Milano e Roma tra le città più care al mondo, costo della vita altissimo!

par Gregorio Scribano
lunedì 30 giugno 2025

Il recente rapporto World’s Prices 2025 pubblicato da Deutsche Bank riaccende i riflettori su una delle grandi sfide del nostro tempo: la sostenibilità economica della vita urbana. Con oltre 50 città analizzate in base a indicatori che vanno dagli affitti al costo di un cappuccino, dalle tariffe dei taxi al prezzo al metro quadro per acquistare casa, il documento non si limita a stilare una classifica: disegna una vera e propria mappa della pressione economica che milioni di persone affrontano ogni giorno.

Al vertice troviamo nomi già noti nel panorama dell’alto costo della vita: Singapore, Hong Kong, Zurigo, Londra e New York. Sono città che brillano per dinamismo economico e attrattività globale, ma il loro fascino si scontra con realtà quotidiane tutt’altro che accessibili. Pagare più di 3.000 euro al mese per un bilocale in centro è diventato la norma in alcune di queste metropoli; il cappuccino sfiora i 6 euro a Oslo, mentre un abbonamento mensile ai trasporti può superare i 100 euro a Londra o Stoccolma.
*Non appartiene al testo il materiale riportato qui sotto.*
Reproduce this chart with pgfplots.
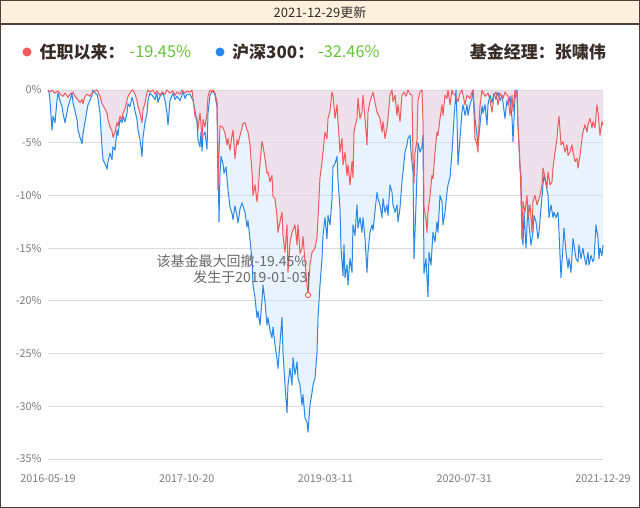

E non parliamo di lusso, ma di beni e servizi di base.

Il quadro italiano, con Milano e Roma, non è esente da criticità. Milano in particolare consolida la sua posizione tra le città più care d’Europa. Con un prezzo medio di oltre 10.000 euro al metro quadro per una casa in centro, si avvicina ai valori di Parigi e Berlino. Un bilocale in affitto oltre i 1.500 euro, trasporti e ristorazione a livelli elevati, fanno del capoluogo lombardo un caso emblematico: la qualità della vita rischia di diventare un privilegio per pochi.

Roma, più moderata nei prezzi, presenta comunque uno squilibrio preoccupante: i costi fissi rimangono elevati rispetto ai salari medi. Il rischio è la creazione di una classe urbana “soffocata”, costretta a rinunciare a spazi, servizi e mobilità.

Ma non è solo una questione di numeri. Questo rapporto ci invita a riflettere su un paradosso moderno: le città più attrattive sono anche le più escludenti. Le capitali dell’innovazione, della cultura e della finanza sembrano oggi inaccessibili a chi, pur lavorando, fatica a mantenere un tenore di vita dignitoso. L’ascensore sociale si inceppa proprio dove dovrebbe correre più veloce.

Serve una riflessione collettiva, a livello urbano e nazionale, sul concetto di vivibilità. Incentivare l’housing sociale, regolamentare il mercato degli affitti, investire nel trasporto pubblico e in politiche salariali più eque non è solo una scelta economica, ma una necessità democratica. Perché una città non è davvero “grande” se non può essere abitata con dignità da chi la fa vivere ogni giorno.

In un mondo sempre più urbanizzato, il diritto alla città – inteso come accesso equo a spazi, servizi e opportunità – deve tornare al centro dell’agenda politica. Altrimenti, i nostri centri urbani rischiano di diventare vetrine scintillanti ma vuote, popolate solo da chi può permettersele, mentre il resto resta ai margini.

È tempo di ripensare i nostri modelli, prima che a pagarne il prezzo siano proprio coloro che contribuiscono a costruirne il valore.